The underlying premise, the “miracle,” is that people stop dying. Including condemned killer Oswald Danes (Bill Pullman), who’s the first to demonstrate the new human condition when his lethal injection leaves him shaken but alive. Health policy issues arise, including how to handle the people who should be dead but aren’t, and how to fairly distribute the pain medication so many people need.
Some kind of global conspiracy is at work, and the only ones really capable of solving the mystery are the remaining members of Torchwood, the British intervention agency. Meaning Capt. Jack Harkness (John Barrowman) and Gwen Cooper (Eve Myles).
They add two CIA operatives to their mix on this side of the Atlantic: field agent Rex Chapman (ER’s Mekhi Phifer) and analyst Esther Drummond (Alexa Havins). Pullman, who becomes a spokesman for the drug company PhiCorp (a malevolent presence); Lauren Ambrose (Six Feet Under), as an ambitious P.R. rep for PhiCorp; and Arlene Tur as Dr. Vera Juarez, an activist physician helping Chapman and Torchwood, round out the core cast for the 10-episode series.

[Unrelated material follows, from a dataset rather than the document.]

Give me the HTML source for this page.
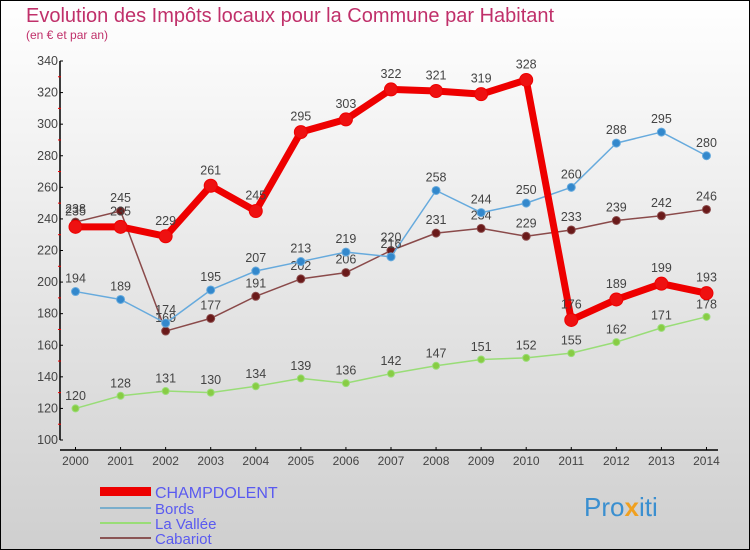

Creator Russell T Davies (who famously deemed Eve Myles “Wales’s best-kept secret”), BBC Worldwide Productions executive producers Julie Gardner and Jane Tranter, and Starz have perfected the cross-Atlantic merger with Miracle Day.
For an interview with the effusive Myles and Havins my colleague Tom Umstead did at The Cable Show in Chicago, look higher on our homepage or click here. Myles made a big impression on a New York City audience ahead of the last Torchwood, the chilly 5-night epic Children of Earth, in 2009, and you can revisit that energy here.
By the way, if you were like Multichannel News contributor Larry Jaffe and spotted a tear-masked procession down Fifth Avenue today (see photo), it was a re-enactment of the sorrowful undead from Miracle Day.